• **AIM OF THE TASK**:
Skip all pictures, then copy the lines from the start of the data through the line with "-66, -31, -8, -6]", keeping both ends.

• **INFORMATION SHOWN**:

-- begin --

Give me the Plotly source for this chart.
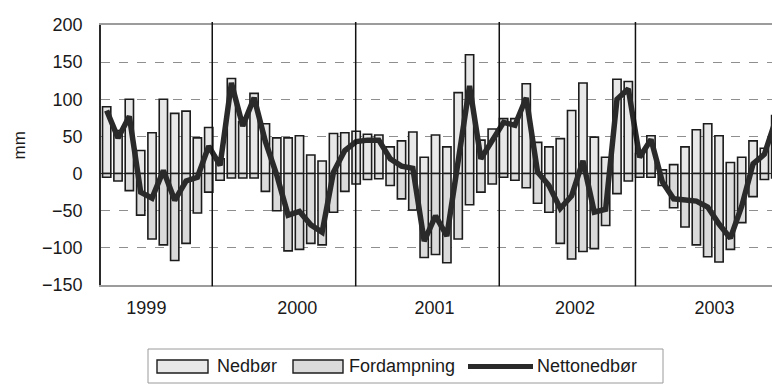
import pandas as pd
import plotly.graph_objects as go

# Monthly water balance, January 1999 - December 2003 (mm)
months = pd.date_range("1999-01-01", periods=60, freq="MS").strftime("%Y-%m").tolist()

nedbor = [90, 58, 100, 31, 55, 100, 81, 84, 48, 62, 20, 128,
          70, 108, 67, 48, 48, 51, 25, 17, 54, 55, 57, 53,
          52, 36, 44, 56, 22, 52, 36, 109, 160, 45, 60, 74,
          74, 121, 42, 36, 47, 85, 122, 49, 22, 127, 124, 27,
          51, 5, 12, 36, 59, 67, 51, 15, 22, 44, 34, 78]

fordampning = [-5, -10, -23, -56, -88, -96, -117, -94, -53, -25, -9, -6,
               -6, -6, -24, -50, -104, -102, -94, -96, -52, -24, -14, -8,
               -7, -16, -34, -49, -113, -109, -120, -88, -42, -25, -14, -5,
               -9, -19, -40, -52, -94, -115, -105, -101, -70, -27, -10, -5,
               -5, -16, -46, -72, -96, -112, -119, -102, -66, -31, -8, -6]

nettonedbor = [85, 48, 77, -25, -33, 4, -36, -10, -5, 37, 11, 122,
               64, 102, 43, -2, -56, -51, -69, -79, 2, 31, 43, 45,
               45, 20, 10, 7, -91, -57, -84, 21, 118, 20, 46, 69,
               65, 102, 2, -16, -47, -30, 17, -52, -48, 100, 114, 22,
               46, -11, -34, -36, -37, -45, -68, -87, -44, 13, 26, 72]

year_labels = ["1999", "2000", "2001", "2002", "2003"]
year_label_pos = [3.5, 16.8, 28.9, 41.3, 53.6]     # month-index positions of the year labels
year_dividers = [9.31, 21.96, 34.62, 46.63]        # vertical divider lines between the years

x = list(range(len(months)))

NED_FILL = "#e8e8e8"
FORD_FILL = "#dadada"
EDGE = "#1c1c1c"
LINE = "#2a2a2a"
FONT = "Liberation Sans, Arial, sans-serif"

# plot-area geometry in pixels
W_PX, H_PX = 772, 385
L, T, B_MARGIN = 101, 25, 100
PW = W_PX - L
PH = H_PX - T - B_MARGIN
BOTTOM = T + PH


def px_x(p):
    return (p - L) / PW


def px_y(p):
    return (BOTTOM - p) / PH


fig = go.Figure()
fig.add_trace(go.Bar(x=x, y=nedbor, name="Nedbør",
                     marker=dict(color=NED_FILL, line=dict(color=EDGE, width=1.6))))
fig.add_trace(go.Bar(x=x, y=fordampning, name="Fordampning",
                     marker=dict(color=FORD_FILL, line=dict(color=EDGE, width=1.6))))
fig.add_trace(go.Scatter(x=x, y=nettonedbor, name="Nettonedbør", mode="lines",
                         line=dict(color=LINE, width=5.5)))

shapes = []
for d in year_dividers:
    shapes.append(dict(type="line", xref="x", yref="paper", x0=d, x1=d, y0=-0.005, y1=1.012,
                       line=dict(color="#111111", width=1.5), layer="above"))

# legend box with wide swatches
leg_top, leg_bot = 349, 383
shapes.append(dict(type="rect", xref="paper", yref="paper",
                   x0=px_x(148), x1=px_x(663), y0=px_y(leg_bot), y1=px_y(leg_top),
                   line=dict(color="#9a9a9a", width=1), fillcolor="white"))
sw_top, sw_bot = 360, 373
for x0p, x1p, fill in [(157, 208, NED_FILL), (293, 343, FORD_FILL)]:
    shapes.append(dict(type="rect", xref="paper", yref="paper",
                       x0=px_x(x0p), x1=px_x(x1p), y0=px_y(sw_bot), y1=px_y(sw_top),
                       line=dict(color=EDGE, width=1.4), fillcolor=fill))
shapes.append(dict(type="line", xref="paper", yref="paper",
                   x0=px_x(468), x1=px_x(533), y0=px_y(366.5), y1=px_y(366.5),
                   line=dict(color=LINE, width=5)))

annotations = [
    dict(text="mm", xref="paper", yref="paper", x=px_x(18.5), y=px_y(146),
         showarrow=False, textangle=-90, font=dict(size=17, color="#1a1a1a", family=FONT),
         xanchor="center", yanchor="middle"),
]
for tx, name in [(215, "Nedbør"), (347, "Fordampning"), (535, "Nettonedbør")]:
    annotations.append(dict(text=name, xref="paper", yref="paper", x=px_x(tx), y=px_y(366),
                            showarrow=False, xanchor="left", yanchor="middle",
                            font=dict(size=18, color="#1a1a1a", family=FONT)))

fig.update_layout(
    width=W_PX, height=H_PX,
    margin=dict(l=L, r=0, t=T, b=B_MARGIN, pad=0),
    paper_bgcolor="white", plot_bgcolor="white",
    barmode="relative", bargap=0.27,
    showlegend=False,
    font=dict(family=FONT, size=18, color="#1a1a1a"),
    shapes=shapes, annotations=annotations,
)
fig.update_xaxes(
    range=[-0.5, (W_PX - L) / 11.34 - 0.5],
    tickmode="array", tickvals=year_label_pos, ticktext=year_labels,
    showgrid=False, zeroline=False, ticks="",
    showline=True, mirror=True, linecolor="#9c9c9c", linewidth=2.2,
    ticklabelstandoff=5, tickfont=dict(size=18),
)
fig.update_yaxes(
    range=[-150, 200], dtick=50, tick0=0,
    showgrid=True, gridcolor="#8f8f8f", gridwidth=1, griddash="dash",
    zeroline=True, zerolinecolor="#444444", zerolinewidth=1.2,
    showline=True, linecolor="#2a2a2a", linewidth=1.6, mirror=False,
    ticks="", ticklabelstandoff=13, tickfont=dict(size=18),
)

fig.write_html("out.html")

-- end --

• **SOLUTION FOR THIS TASK**:
Give me the Plotly source for this chart.
import pandas as pd
import plotly.graph_objects as go

# Monthly water balance, January 1999 - December 2003 (mm)
months = pd.date_range("1999-01-01", periods=60, freq="MS").strftime("%Y-%m").tolist()

nedbor = [90, 58, 100, 31, 55, 100, 81, 84, 48, 62, 20, 128,
          70, 108, 67, 48, 48, 51, 25, 17, 54, 55, 57, 53,
          52, 36, 44, 56, 22, 52, 36, 109, 160, 45, 60, 74,
          74, 121, 42, 36, 47, 85, 122, 49, 22, 127, 124, 27,
          51, 5, 12, 36, 59, 67, 51, 15, 22, 44, 34, 78]

fordampning = [-5, -10, -23, -56, -88, -96, -117, -94, -53, -25, -9, -6,
               -6, -6, -24, -50, -104, -102, -94, -96, -52, -24, -14, -8,
               -7, -16, -34, -49, -113, -109, -120, -88, -42, -25, -14, -5,
               -9, -19, -40, -52, -94, -115, -105, -101, -70, -27, -10, -5,
               -5, -16, -46, -72, -96, -112, -119, -102, -66, -31, -8, -6]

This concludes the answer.